If you want to know more I highly recommend you work your way over to her website Relish Life.

Today's prompt, to remember a day from the past eleven months. Hmmmm... It has been an interesting year and when I think of it my mind wanders to January. Up until then I had the wrong date for my Astrology chart.

Now for most people that wouldn't be a problem but I had delved deeply into my astrology to learn all that I could about myself and my life purpose.

It was off by less than an hour. It changed quite a bit. Everything I thought I knew about myself wasn't quite right.

In January I had my correct chart read by Anyaa McAndrew with Shamanic Astrology. Anyone who really knows me knows I love Shamanic Astrology because it tells you where you are coming from, where you are going, and what you need to do to get there.

Wow, as I listened to Anyaa, so many things began to fall into place. Pluto is square every angle of my chart. Ahhh yes, I am sooo familiar with the underworld which Pluto represents.
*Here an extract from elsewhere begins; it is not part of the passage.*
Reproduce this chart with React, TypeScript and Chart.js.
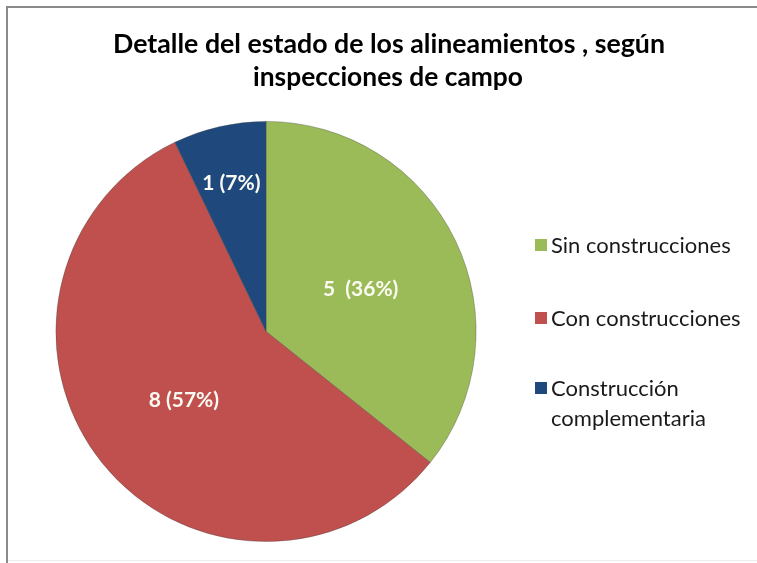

Shadow plays over my chart beckoning me to look at everything deeper, and deeper still.

Chills run up and down my spine as I listen further. I strongly believe that we make a contract before we come into this life and my chart shows that I set up quite a difficult path for myself. Not impossible just difficult.

My heart races as I realize how I can make shadow my friend, that the underworld is an important place and doesn't have to be the enemy or a place to dread.

The possibilities begin to form in my mind, how I can dance with shadow to help myself and others. As I hung up the phone with Anyaa, I knew my road was still long but I could see the light.